Hierarki Kreditur dalam Pembagian Hasil Lelang
Prinsip utama dalam hukum kepailitan adalah asas pari passu pro rata parte, yaitu semua kekayaan debitur merupakan jaminan bersama untuk para kreditur dan hasilnya harus dibagikan secara proporsional antara mereka, kecuali jika antara kreditur itu terdapat aturan dalam Undang-Undang yang harus didahulukan dalam menerima pembayaran tagihannya. Asas ini merupakan salah satu asas yang dijadikan landasan mengapa instrumen hukum kepailitan diperlukan dan juga sebagai salah satu asas dalam proses pembagian harta pailit tersebut. Hal ini sebagaimana diatur dalam Pasal 1132 Kitab Undang-Undang Hukum Perdata (“KUH Perdata”) yang berbunyi:
“Barang-barang itu menjadi jaminan bagi semua kreditur terhadapnya hasil penjualan barang-barang itu dibagi menurut perbandingan piutang masing-masing kecuali bila di antara kreditur itu ada alasan-alasan sah untuk didahulukan.”

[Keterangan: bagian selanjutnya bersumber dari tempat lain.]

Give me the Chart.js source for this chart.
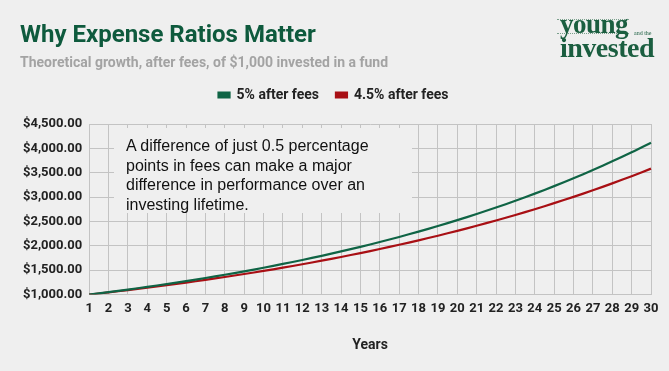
<!DOCTYPE html>
<html><head><meta charset="utf-8">
<script src="https://cdn.jsdelivr.net/npm/chart.js@4.4.1/dist/chart.umd.min.js"></script>
<style>
html,body{margin:0;padding:0;background:#efefef;}
#wrap{position:relative;width:669px;height:371px;background:#efefef;overflow:hidden;}
#c{position:absolute;left:0;top:0;}
.title{position:absolute;left:20px;top:20px;font:bold 24px Roboto,sans-serif;color:#0e5a3d;white-space:nowrap;line-height:28px;}
.sub{position:absolute;left:20px;top:54px;font:bold 14px Roboto,sans-serif;color:#a3a3a3;white-space:nowrap;}
.note{position:absolute;left:114px;top:128px;width:298px;height:85px;background:#efefef;}
.note div{position:absolute;left:12px;top:8px;font:16px "Liberation Sans",Arial,sans-serif;color:#111;line-height:19.5px;white-space:nowrap;}
.logo{position:absolute;left:552px;top:10px;width:110px;height:52px;color:#1b5e40;font-family:"Liberation Serif","DejaVu Serif",serif;}
.logo .y{position:absolute;left:8px;top:1px;font-weight:bold;font-size:27px;letter-spacing:-0.5px;line-height:26px;}
.logo .a{position:absolute;left:82px;top:20px;font-size:6px;}
.logo .i{position:absolute;left:8px;top:23px;font-weight:bold;font-size:28px;letter-spacing:-0.5px;line-height:30px;}
.logo .l1{position:absolute;left:5px;top:9px;width:72px;border-top:1px dotted #7aa08c;}
.logo .l2{position:absolute;left:5px;top:23px;width:72px;border-top:1px dotted #7aa08c;}
</style></head>
<body><div id="wrap">
<canvas id="c" width="669" height="371"></canvas>
<div class="title">Why Expense Ratios Matter</div>
<div class="sub">Theoretical growth, after fees, of $1,000 invested in a fund</div>
<div class="logo"><div class="l1"></div><div class="l2"></div><div class="y">young</div><div class="a">and the</div><div class="i">invested</div></div>
<div class="note"><div>A difference of just 0.5 percentage<br>points in fees can make a major<br>difference in performance over an<br>investing lifetime.</div></div>
</div>
<script>
const years = ['1','2','3','4','5','6','7','8','9','10','11','12','13','14','15','16','17','18','19','20','21','22','23','24','25','26','27','28','29','30'];
const fivePct = [1000,1050,1102.5,1157.63,1215.51,1276.28,1340.1,1407.1,1477.46,1551.33,1628.89,1710.34,1795.86,1885.65,1979.93,2078.93,2182.87,2292.02,2406.62,2526.95,2653.3,2785.96,2925.26,3071.52,3225.1,3386.35,3555.67,3733.46,3920.13,4116.14];
const fourHalfPct = [1000,1045,1092.03,1141.17,1192.52,1246.18,1302.26,1360.86,1422.1,1486.1,1552.97,1622.85,1695.88,1772.2,1851.94,1935.28,2022.37,2113.38,2208.48,2307.86,2411.71,2520.24,2633.65,2752.17,2876.01,3005.43,3140.68,3282.01,3429.7,3584.04];
const seriesNames = ['5% after fees','4.5% after fees'];
const yTicks = [1000,1500,2000,2500,3000,3500,4000,4500];

const grid = '#c3c3c3';
const legendSpace = {
  id:'legendSpace',
  beforeInit(chart){
    const orig = chart.legend.fit;
    chart.legend.fit = function(){ orig.bind(chart.legend)(); this.height += 12; };
  }
};
new Chart(document.getElementById('c'), {
  type: 'line',
  data: {
    labels: years,
    datasets: [
      {label: seriesNames[0], data: fivePct, borderColor:'#0f6445', backgroundColor:'#0f6445', borderWidth:2.2, pointRadius:0, tension:0.3},
      {label: seriesNames[1], data: fourHalfPct, borderColor:'#a80f14', backgroundColor:'#a80f14', borderWidth:2.2, pointRadius:0, tension:0.3}
    ]
  },
  plugins:[legendSpace],
  options: {
    responsive:false, animation:false,
    layout:{padding:{top:71,left:16,right:18,bottom:13}},
    plugins:{
      legend:{position:'top', labels:{boxWidth:11, boxHeight:5, padding:17, color:'#222', font:{family:'Roboto', weight:'bold', size:14}}},
      tooltip:{enabled:false}
    },
    scales:{
      x:{
        offset:false,
        grid:{color:grid, drawTicks:false},
        border:{color:grid},
        ticks:{color:'#222', padding:6, maxRotation:0, autoSkip:false, font:{family:'Roboto', weight:'bold', size:13}},
        title:{display:true, text:'Years', color:'#222', padding:{top:15}, font:{family:'Roboto', weight:'bold', size:14}}
      },
      y:{
        min:1000, max:4500,
        afterBuildTicks:(ax)=>{ax.ticks = yTicks.map(v=>({value:v}));},
        grid:{color:grid, drawTicks:false},
        border:{color:grid},
        ticks:{color:'#222', padding:7, font:{family:'Roboto', weight:'bold', size:13},
          callback:(v)=>'$'+Number(v).toLocaleString('en-US',{minimumFractionDigits:2,maximumFractionDigits:2})}
      }
    }
  }
});
</script>
</body></html>
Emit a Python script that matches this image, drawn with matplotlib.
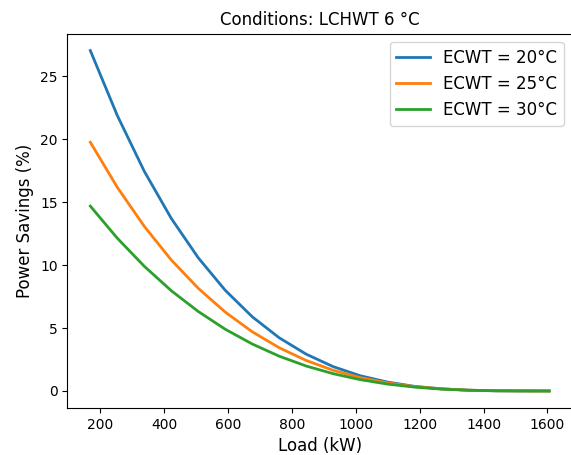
import matplotlib
matplotlib.use("Agg")
import matplotlib.pyplot as plt

# Load points (kW)
load_kw = [169, 253.5, 338, 422.5, 507, 591.5, 676, 760.5, 845,
           929.5, 1014, 1098.5, 1183, 1267.5, 1352, 1436.5, 1521, 1605.5]

# Power savings (%) for each entering condenser water temperature
savings_20 = [27.03, 21.87, 17.44, 13.70, 10.57, 7.99, 5.89, 4.22, 2.92,
              1.93, 1.21, 0.71, 0.37, 0.17, 0.06, 0.015, 0.004, 0.0]
savings_25 = [19.75, 16.17, 13.07, 10.40, 8.15, 6.26, 4.70, 3.43, 2.42,
              1.64, 1.06, 0.64, 0.35, 0.17, 0.065, 0.017, 0.004, 0.0]
savings_30 = [14.68, 12.13, 9.90, 7.96, 6.31, 4.90, 3.73, 2.76, 1.98,
              1.37, 0.90, 0.55, 0.31, 0.15, 0.06, 0.017, 0.004, 0.0]

series = [
    ("ECWT = 20°C", savings_20),
    ("ECWT = 25°C", savings_25),
    ("ECWT = 30°C", savings_30),
]

fig = plt.figure(figsize=(5.71, 4.55), dpi=100)
ax = fig.add_axes([0.118, 0.1033, 0.884, 0.823])

for label, values in series:
    ax.plot(load_kw, values, label=label, linewidth=2)

ax.set_title("Conditions: LCHWT 6 °C", fontsize=12)
ax.set_xlabel("Load (kW)", fontsize=12)
ax.set_ylabel("Power Savings (%)", fontsize=12)
ax.legend(loc="upper right", fontsize=12)

fig.savefig("out.png", dpi=100)
plt.close(fig)
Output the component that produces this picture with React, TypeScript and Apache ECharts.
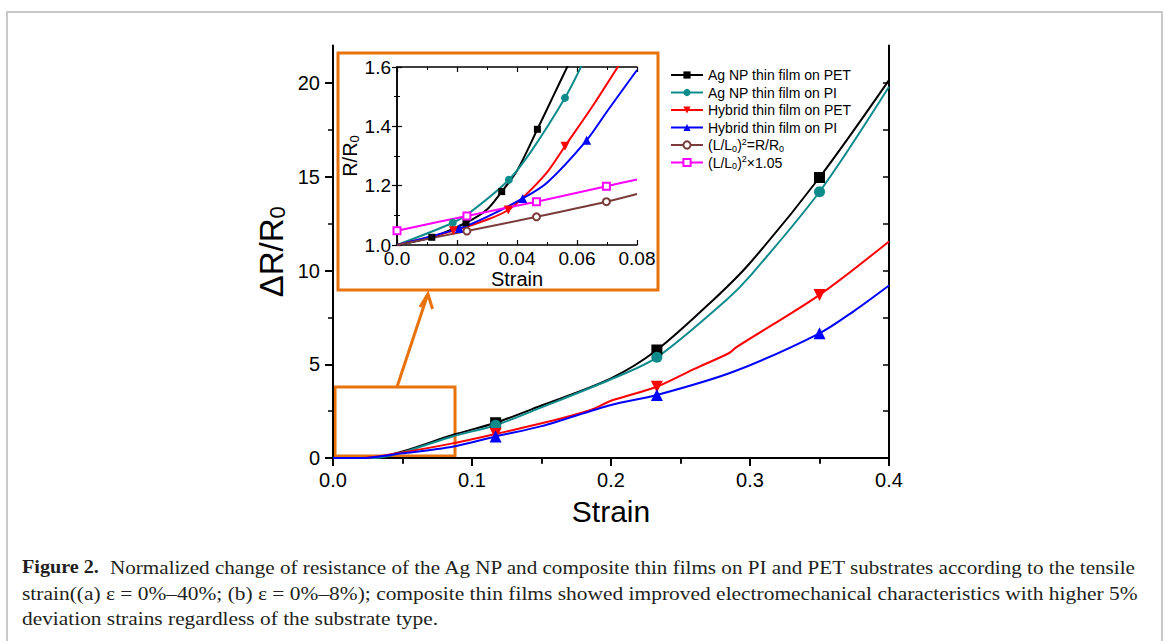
import React, { useEffect, useRef } from 'react';
import * as echarts from 'echarts';

// ---------- data ----------
const seriesNames = [
  'Ag NP thin film on PET',
  'Ag NP thin film on PI',
  'Hybrid thin film on PET',
  'Hybrid thin film on PI',
  '(L/L0)^2=R/R0',
  '(L/L0)^2×1.05',
];

// main chart (strain 0–0.4, ΔR/R0)
const mainAgPET: [number, number][] = [
  [0, 0], [0.027, 0], [0.05, 0.35], [0.086, 1.23], [0.117, 1.88], [0.15, 2.8], [0.2, 4.25],
  [0.233, 5.76], [0.2736, 8.43], [0.3, 10.4], [0.35, 14.96], [0.4, 20.15],
];
const mainAgPETMarks = [4, 7, 10];
const mainAgPI: [number, number][] = [
  [0, 0], [0.03, 0], [0.05, 0.3], [0.086, 1.15], [0.117, 1.75], [0.15, 2.7], [0.2, 4.2],
  [0.233, 5.37], [0.283, 8.43], [0.3, 9.7], [0.35, 14.2], [0.4, 19.8],
];
const mainAgPIMarks = [4, 7, 10];
const mainHyPET: [number, number][] = [
  [0, 0], [0.02, 0], [0.05, 0.3], [0.086, 0.78], [0.117, 1.28], [0.15, 1.85], [0.185, 2.55],
  [0.2, 3.05], [0.233, 3.8], [0.26, 4.75], [0.285, 5.6], [0.29, 5.9], [0.35, 8.7], [0.4, 11.55],
];
const mainHyPETMarks = [4, 8, 12];
const mainHyPI: [number, number][] = [
  [0, 0], [0.02, 0], [0.05, 0.25], [0.086, 0.6], [0.117, 1.15], [0.15, 1.7], [0.2, 2.83],
  [0.233, 3.36], [0.288, 4.6], [0.35, 6.65], [0.375, 7.85], [0.4, 9.2],
];
const mainHyPIMarks = [4, 7, 9];

// inset (strain 0–0.08, R/R0)
const insAgPET: [number, number][] = [
  [0, 1.0], [0.0116, 1.026], [0.023, 1.075], [0.03, 1.12], [0.0349, 1.18], [0.04, 1.25],
  [0.0468, 1.39], [0.052, 1.5], [0.0572, 1.61],
];
const insAgPETMarks = [1, 2, 4, 6];
const insAgPI: [number, number][] = [
  [0, 1.0], [0.0186, 1.075], [0.025, 1.115], [0.0373, 1.22], [0.045, 1.32], [0.056, 1.496], [0.0618, 1.61],
];
const insAgPIMarks = [1, 3, 5];
const insHyPET: [number, number][] = [
  [0, 1.0], [0.0188, 1.048], [0.03, 1.085], [0.0371, 1.118], [0.042, 1.16], [0.05, 1.245],
  [0.056, 1.333], [0.065, 1.465], [0.0742, 1.61],
];
const insHyPETMarks = [1, 3, 6];
const insHyPI: [number, number][] = [
  [0, 1.0], [0.0208, 1.056], [0.03, 1.095], [0.0419, 1.157], [0.05, 1.21], [0.0632, 1.353],
  [0.07, 1.45], [0.08, 1.59],
];
const insHyPIMarks = [1, 3, 5];
const insLL0: [number, number][] = [
  [0, 1.0], [0.0233, 1.047], [0.0465, 1.095], [0.0698, 1.146], [0.08, 1.172],
];
const insLL0Marks = [1, 2, 3];
const insLL0x105: [number, number][] = [
  [0, 1.048], [0.0233, 1.098], [0.0465, 1.146], [0.0698, 1.198], [0.08, 1.221],
];
const insLL0x105Marks = [0, 1, 2, 3];

const mainYTicks = [0, 5, 10, 15, 20];
const mainYMinor = [2.5, 7.5, 12.5, 17.5];
const mainYRight = [2.5, 5, 7.5, 10, 12.5, 15, 17.5, 20];

const captionLine1Bold = 'Figure 2.';
const captionLine1 = 'Normalized change of resistance of the Ag NP and composite thin films on PI and PET substrates according to the tensile';
const captionLine2 = 'strain((a) ε = 0%–40%; (b) ε = 0%–8%); composite thin films showed improved electromechanical characteristics with higher 5%';
const captionLine3 = 'deviation strains regardless of the substrate type.';

// ---------- styles ----------
const C_BLACK = '#000000';
const C_TEAL = '#0e8c8c';
const C_RED = '#ff0000';
const C_BLUE = '#0000ff';
const C_BROWN = '#7b3b3b';
const C_MAG = '#ff00ff';
const C_ORANGE = '#e8720c';
const SANS = '"Liberation Sans", Arial, sans-serif';
const SERIF = '"Liberation Serif", "Times New Roman", serif';

function line(
  name: string, data: [number, number][], marks: number[], color: string, symbol: string,
  size: number, xi: number, yi: number, rotate = 0,
) {
  return {
    type: 'line', name, xAxisIndex: xi, yAxisIndex: yi,
    data: data.map((p, i) => (marks.includes(i) ? { value: p } : { value: p, symbol: 'none' })),
    symbol, symbolSize: size, symbolRotate: rotate, showAllSymbol: true, smooth: 0.3,
    lineStyle: { color, width: 2 },
    itemStyle: { color, borderColor: color, borderWidth: symbol.startsWith('empty') ? 1.5 : 0 },
    clip: true, silent: true, emphasis: { disabled: true },
  };
}

function measure(text: string, font: string) {
  const c = document.createElement('canvas');
  const ctx = c.getContext('2d')!;
  ctx.font = font;
  return ctx.measureText(text).width;
}

export default function App() {
  const ref = useRef<HTMLDivElement>(null);
  useEffect(() => {
    if (!ref.current) return;
    const chart = echarts.init(ref.current, undefined, { renderer: 'svg' });

    const capSize = 19;
    const capFont = `${capSize}px ${SERIF}`;
    const w1 = measure(captionLine1, capFont);
    const w2 = measure(captionLine2, capFont);
    const w3 = measure(captionLine3, capFont);
    const s1 = (1138 - 110) / w1;
    const s2 = (1138 - 22) / w2;
    const s3 = (438 - 22) / w3;
    const wb = measure(captionLine1Bold, `bold ${capSize}px ${SERIF}`);
    const sb = (99 - 22) / wb;

    const richSub = {
      sub: { fontSize: 9, fontFamily: SANS, color: '#000', verticalAlign: 'bottom', padding: [7, 0, 0, 0], lineHeight: 10 },
      sup: { fontSize: 9, fontFamily: SANS, color: '#000', verticalAlign: 'top', padding: [0, 0, 7, 0], lineHeight: 10 },
    };

    const legendFmt = (n: string) => {
      if (n === seriesNames[4]) return '(L/L{sub|0}){sup|2}=R/R{sub|0}';
      if (n === seriesNames[5]) return '(L/L{sub|0}){sup|2}×1.05';
      return n;
    };

    const axisBase = {
      type: 'value', splitLine: { show: false },
      axisLine: { show: true, lineStyle: { color: '#000', width: 2 } },
    };

    const option: any = {
      animation: false,
      backgroundColor: '#fff',
      grid: [
        { left: 333, top: 45.5, width: 556, height: 412.5 },
        { left: 397, top: 67, width: 240, height: 178 },
      ],
      xAxis: [
        {
          ...axisBase, gridIndex: 0, position: 'bottom', min: 0, max: 0.4, interval: 0.1,
          axisTick: { show: true, length: 8, lineStyle: { width: 2, color: '#000' } },
          minorTick: { show: true, splitNumber: 2, length: 5, lineStyle: { width: 1.5, color: '#000' } },
          axisLabel: { fontSize: 20, fontFamily: SANS, color: '#000', margin: 12, formatter: (v: number) => v.toFixed(1) },
          name: 'Strain', nameLocation: 'middle', nameGap: 38,
          nameTextStyle: { fontSize: 30, fontFamily: SANS, color: '#000' },
        },
        {
          ...axisBase, gridIndex: 0, position: 'top', min: 0, max: 0.4, interval: 0.05,
          axisTick: { show: true, inside: true, length: 6, lineStyle: { width: 1.5, color: '#000' } },
          axisLabel: { show: false },
        },
        {
          ...axisBase, gridIndex: 1, position: 'bottom', min: 0, max: 0.08, interval: 0.02,
          axisLine: { show: true, lineStyle: { color: '#000', width: 1.5 } },
          axisTick: { show: true, inside: true, length: 5, lineStyle: { width: 1.2, color: '#000' } },
          minorTick: { show: true, splitNumber: 2, length: 3, lineStyle: { width: 1, color: '#000' } },
          axisLabel: {
            fontSize: 19, fontFamily: SANS, color: '#000', margin: 4,
            formatter: (v: number) => (v === 0 ? '0.0' : v.toFixed(2)),
          },
          name: 'Strain', nameLocation: 'middle', nameGap: 17,
          nameTextStyle: { fontSize: 20, fontFamily: SANS, color: '#000' },
        },
        {
          ...axisBase, gridIndex: 1, position: 'top', min: 0, max: 0.08, interval: 0.02,
          axisLine: { show: true, lineStyle: { color: '#000', width: 1.5 } },
          axisTick: { show: true, inside: true, length: 5, lineStyle: { width: 1.2, color: '#000' } },
          minorTick: { show: true, splitNumber: 2, length: 3, lineStyle: { width: 1, color: '#000' } },
          axisLabel: { show: false },
        },
      ],
      yAxis: [
        {
          ...axisBase, gridIndex: 0, position: 'left', min: 0, max: 22,
          axisTick: { show: true, length: 8, customValues: mainYTicks, lineStyle: { width: 2, color: '#000' } },
          axisLabel: { fontSize: 20, fontFamily: SANS, color: '#000', margin: 13, customValues: mainYTicks },
          name: 'ΔR/R{sub|0}', nameLocation: 'middle', nameRotate: 90, nameGap: 45,
          nameTextStyle: {
            fontSize: 33, fontFamily: SANS, color: '#000',
            rich: { sub: { fontSize: 22, fontFamily: SANS, color: '#000', verticalAlign: 'bottom', padding: [12, 0, 0, 0] } },
          },
        },
        {
          ...axisBase, gridIndex: 0, position: 'left', min: 0, max: 22,
          axisLine: { show: false },
          axisTick: { show: true, length: 5, customValues: mainYMinor, lineStyle: { width: 1.5, color: '#000' } },
          axisLabel: { show: false },
        },
        {
          ...axisBase, gridIndex: 0, position: 'right', min: 0, max: 22,
          axisTick: { show: true, inside: true, length: 6, customValues: mainYRight, lineStyle: { width: 1.5, color: '#000' } },
          axisLabel: { show: false },
        },
        {
          ...axisBase, gridIndex: 1, position: 'left', min: 1, max: 1.6, interval: 0.2,
          axisLine: { show: true, lineStyle: { color: '#000', width: 1.5 } },
          axisTick: { show: true, inside: true, length: 5, lineStyle: { width: 1.2, color: '#000' } },
          minorTick: { show: true, splitNumber: 2, length: 3, lineStyle: { width: 1, color: '#000' } },
          axisLabel: { fontSize: 19, fontFamily: SANS, color: '#000', margin: 6, formatter: (v: number) => v.toFixed(1) },
          name: 'R/R{sub|0}', nameLocation: 'middle', nameRotate: 90, nameGap: 36,
          nameTextStyle: {
            fontSize: 20, fontFamily: SANS, color: '#000',
            rich: { sub: { fontSize: 13, fontFamily: SANS, color: '#000', verticalAlign: 'bottom', padding: [8, 0, 0, 0] } },
          },
        },
        {
          ...axisBase, gridIndex: 1, position: 'right', min: 1, max: 1.6, interval: 0.2,
          axisLine: { show: true, lineStyle: { color: '#000', width: 1.5 } },
          axisTick: { show: true, inside: true, length: 5, lineStyle: { width: 1.2, color: '#000' } },
          minorTick: { show: true, splitNumber: 2, length: 3, lineStyle: { width: 1, color: '#000' } },
          axisLabel: { show: false },
        },
      ],
      legend: {
        show: true, orient: 'vertical', left: 665, top: 62, itemWidth: 32, itemHeight: 9, itemGap: 1.5,
        selectedMode: false, data: seriesNames, formatter: legendFmt,
        textStyle: { fontSize: 14, fontFamily: SANS, color: '#000', lineHeight: 16, rich: richSub },
      },
      series: [
        line(seriesNames[0], insAgPET, insAgPETMarks, C_BLACK, 'rect', 7, 2, 3),
        line(seriesNames[1], insAgPI, insAgPIMarks, C_TEAL, 'circle', 8, 2, 3),
        line(seriesNames[2], insHyPET, insHyPETMarks, C_RED, 'triangle', 9, 2, 3, 180),
        line(seriesNames[3], insHyPI, insHyPIMarks, C_BLUE, 'triangle', 9, 2, 3),
        line(seriesNames[4], insLL0, insLL0Marks, C_BROWN, 'emptyCircle', 7, 2, 3),
        line(seriesNames[5], insLL0x105, insLL0x105Marks, C_MAG, 'emptyRect', 7, 2, 3),
        line(seriesNames[0], mainAgPET, mainAgPETMarks, C_BLACK, 'rect', 11, 0, 0),
        line(seriesNames[1], mainAgPI, mainAgPIMarks, C_TEAL, 'circle', 11, 0, 0),
        line(seriesNames[2], mainHyPET, mainHyPETMarks, C_RED, 'triangle', 12, 0, 0, 180),
        line(seriesNames[3], mainHyPI, mainHyPIMarks, C_BLUE, 'triangle', 12, 0, 0),
      ],
      graphic: [
        { type: 'rect', shape: { x: 7, y: 12, width: 1155, height: 640 }, style: { fill: 'none', stroke: '#c8c8c8', lineWidth: 2 }, silent: true },
        { type: 'rect', shape: { x: 338, y: 53, width: 320, height: 237 }, style: { fill: 'none', stroke: C_ORANGE, lineWidth: 3 }, silent: true },
        { type: 'rect', shape: { x: 335, y: 387, width: 120, height: 69 }, style: { fill: 'none', stroke: C_ORANGE, lineWidth: 3 }, silent: true },
        { type: 'line', shape: { x1: 397, y1: 387, x2: 427.5, y2: 295 }, style: { stroke: C_ORANGE, lineWidth: 3 }, silent: true },
        { type: 'polyline', shape: { points: [[420, 307], [428, 294], [432.5, 309]] }, style: { fill: 'none', stroke: C_ORANGE, lineWidth: 3 }, silent: true },
        {
          type: 'text', x: 22, y: 567, scaleX: sb, silent: true,
          style: { text: captionLine1Bold, font: `bold ${capSize}px ${SERIF}`, fill: '#231f20', verticalAlign: 'middle', align: 'left' },
        },
        {
          type: 'text', x: 110, y: 567, scaleX: s1, silent: true,
          style: { text: captionLine1, font: capFont, fill: '#231f20', verticalAlign: 'middle', align: 'left' },
        },
        {
          type: 'text', x: 22, y: 593, scaleX: s2, silent: true,
          style: { text: captionLine2, font: capFont, fill: '#231f20', verticalAlign: 'middle', align: 'left' },
        },
        {
          type: 'text', x: 22, y: 618, scaleX: s3, silent: true,
          style: { text: captionLine3, font: capFont, fill: '#231f20', verticalAlign: 'middle', align: 'left' },
        },
      ],
    };
    chart.setOption(option);
    return () => chart.dispose();
  }, []);
  return (
    <div
      ref={ref}
      style={{ position: 'absolute', left: 0, top: 0, width: 1168, height: 641, background: '#fff' }}
    />
  );
}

Pada praktiknya, terdapat urutan prioritas (hierarki) dalam pembagian hasil lelang harta pailit yang menentukan siapa yang harus didahulukan. Urutan tersebut secara umum adalah sebagai berikut:
- Kreditur konkuren
Merupakan kreditur umum yang tidak memiliki hak jaminan kebendaan dan tidak mendapat keistimewaan menurut Undang-Undang. Contohnya termasuk pemasok barang dan pemberi pinjaman biasa, Kedudukan mereka paling lemah dalam pembagian, sebab hanya menerima pelunasan dari sisa harta setelah kewajiban kepada kreditur separatis dan preferen dilunasi.
- Kreditur separatis
Kreditur separatis adalah pihak yang memegang hak jaminan kebendaan atas harta tertentu milik debitur, seperti hak tanggungan atas tanah dan bangunan, hipotik, dan gadai atas benda bergerak. Dalam proses kepailitan, kreditur separatis tetap dapat mengeksekusi jaminannya seolah-olah tidak terjadi kepailitan, sebagaimana diatur dalam Pasal 55 ayat (1) Undang-Undang Nomor 37 Tahun 2004 tentang Kepailitan dan Penundaan Kewajiban Pembayaran Utang (“UU K-PKPU”) yakni:
“Setiap Kreditor pemegang gadai, jaminan fidusia, hak tanggungan, hipotek, atau hak agunan atas kebendaan lainnya, dapat mengeksekusi haknya seolah-olah tidak terjadi kepailitan.”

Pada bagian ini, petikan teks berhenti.